**Brief:** Retype exactly what appears below from the line containing "Clone this diagram in TikZ." down to the line containing "(factoryl) at (840,187)", keeping both end lines. Do not include pictures.

**Task material:**
------------------------------
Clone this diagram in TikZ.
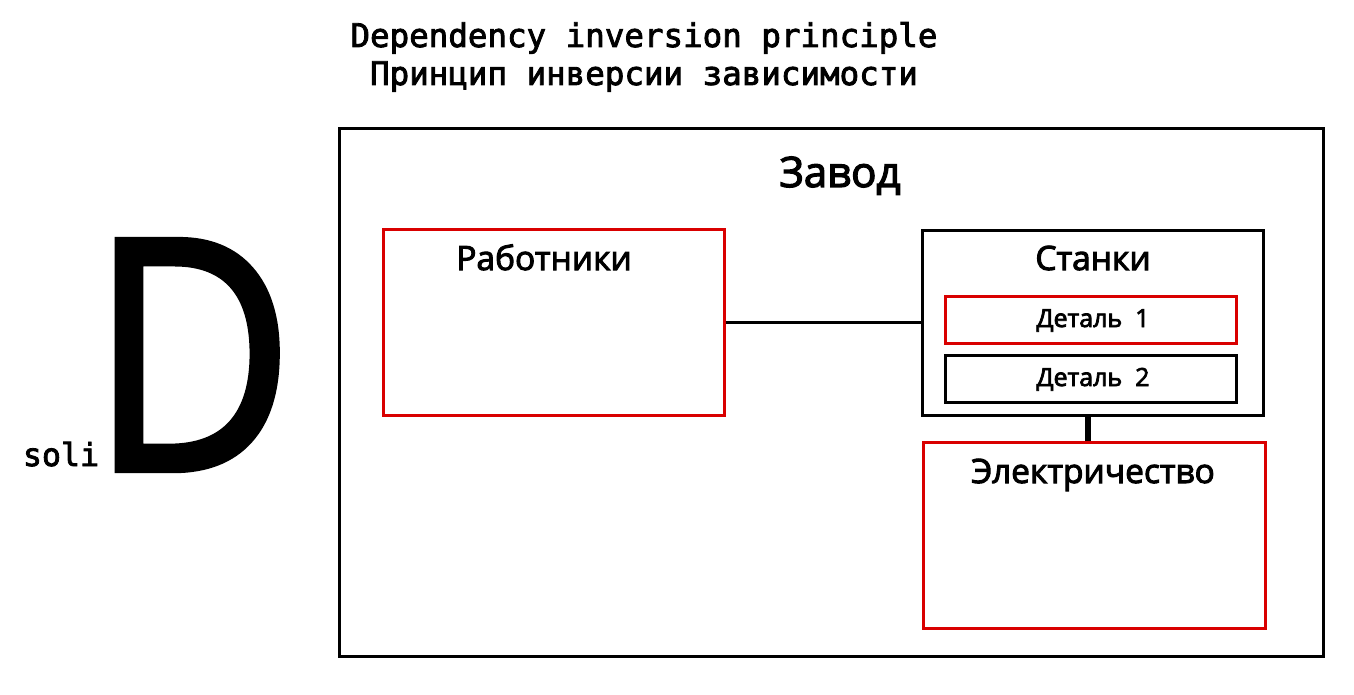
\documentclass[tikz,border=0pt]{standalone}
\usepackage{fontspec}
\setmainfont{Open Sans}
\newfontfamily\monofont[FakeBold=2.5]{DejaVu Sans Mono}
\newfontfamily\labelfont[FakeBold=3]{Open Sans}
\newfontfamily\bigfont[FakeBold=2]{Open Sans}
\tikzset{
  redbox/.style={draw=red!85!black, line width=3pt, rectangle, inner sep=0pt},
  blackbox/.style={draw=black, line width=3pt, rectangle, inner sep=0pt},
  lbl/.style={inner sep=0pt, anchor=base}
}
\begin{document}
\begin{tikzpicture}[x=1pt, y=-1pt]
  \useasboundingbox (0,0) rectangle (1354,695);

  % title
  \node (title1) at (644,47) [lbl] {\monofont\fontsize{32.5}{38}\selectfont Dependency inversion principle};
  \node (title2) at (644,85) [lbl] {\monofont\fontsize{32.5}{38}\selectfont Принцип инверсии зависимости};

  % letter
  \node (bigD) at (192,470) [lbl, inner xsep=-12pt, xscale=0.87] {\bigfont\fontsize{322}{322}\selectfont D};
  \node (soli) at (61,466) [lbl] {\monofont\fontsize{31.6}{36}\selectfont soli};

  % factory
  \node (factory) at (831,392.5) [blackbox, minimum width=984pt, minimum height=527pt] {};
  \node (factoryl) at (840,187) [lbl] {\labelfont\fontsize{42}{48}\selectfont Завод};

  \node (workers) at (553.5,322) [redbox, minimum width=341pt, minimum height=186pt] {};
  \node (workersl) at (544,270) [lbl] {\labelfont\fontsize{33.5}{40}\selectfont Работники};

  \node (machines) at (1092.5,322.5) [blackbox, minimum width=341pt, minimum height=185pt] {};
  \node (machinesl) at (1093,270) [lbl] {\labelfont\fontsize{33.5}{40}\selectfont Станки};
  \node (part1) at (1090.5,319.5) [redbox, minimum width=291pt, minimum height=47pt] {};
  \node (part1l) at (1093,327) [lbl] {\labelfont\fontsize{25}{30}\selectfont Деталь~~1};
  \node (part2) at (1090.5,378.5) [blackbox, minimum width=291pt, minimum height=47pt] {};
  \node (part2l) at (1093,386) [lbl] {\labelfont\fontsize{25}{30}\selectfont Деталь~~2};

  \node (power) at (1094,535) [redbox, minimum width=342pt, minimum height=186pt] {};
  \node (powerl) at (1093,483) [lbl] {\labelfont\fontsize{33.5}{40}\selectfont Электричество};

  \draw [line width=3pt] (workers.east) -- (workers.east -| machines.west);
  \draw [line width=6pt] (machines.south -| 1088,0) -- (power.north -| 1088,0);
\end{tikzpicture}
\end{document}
------------------------------
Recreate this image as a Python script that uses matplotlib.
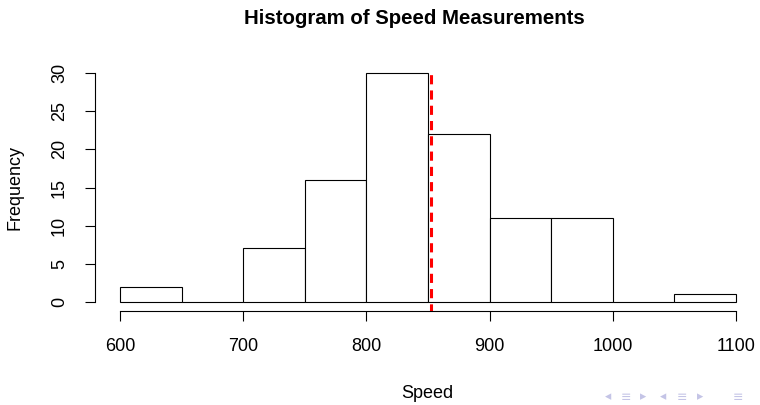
------------------------------
**Written answer:**
Clone this diagram in TikZ.
\documentclass[tikz,border=0pt]{standalone}
\usepackage{fontspec}
\setmainfont{Open Sans}
\newfontfamily\monofont[FakeBold=2.5]{DejaVu Sans Mono}
\newfontfamily\labelfont[FakeBold=3]{Open Sans}
\newfontfamily\bigfont[FakeBold=2]{Open Sans}
\tikzset{
  redbox/.style={draw=red!85!black, line width=3pt, rectangle, inner sep=0pt},
  blackbox/.style={draw=black, line width=3pt, rectangle, inner sep=0pt},
  lbl/.style={inner sep=0pt, anchor=base}
}
\begin{document}
\begin{tikzpicture}[x=1pt, y=-1pt]
  \useasboundingbox (0,0) rectangle (1354,695);

  % title
  \node (title1) at (644,47) [lbl] {\monofont\fontsize{32.5}{38}\selectfont Dependency inversion principle};
  \node (title2) at (644,85) [lbl] {\monofont\fontsize{32.5}{38}\selectfont Принцип инверсии зависимости};

  % letter
  \node (bigD) at (192,470) [lbl, inner xsep=-12pt, xscale=0.87] {\bigfont\fontsize{322}{322}\selectfont D};
  \node (soli) at (61,466) [lbl] {\monofont\fontsize{31.6}{36}\selectfont soli};

  % factory
  \node (factory) at (831,392.5) [blackbox, minimum width=984pt, minimum height=527pt] {};
  \node (factoryl) at (840,187) [lbl] {\labelfont\fontsize{42}{48}\selectfont Завод};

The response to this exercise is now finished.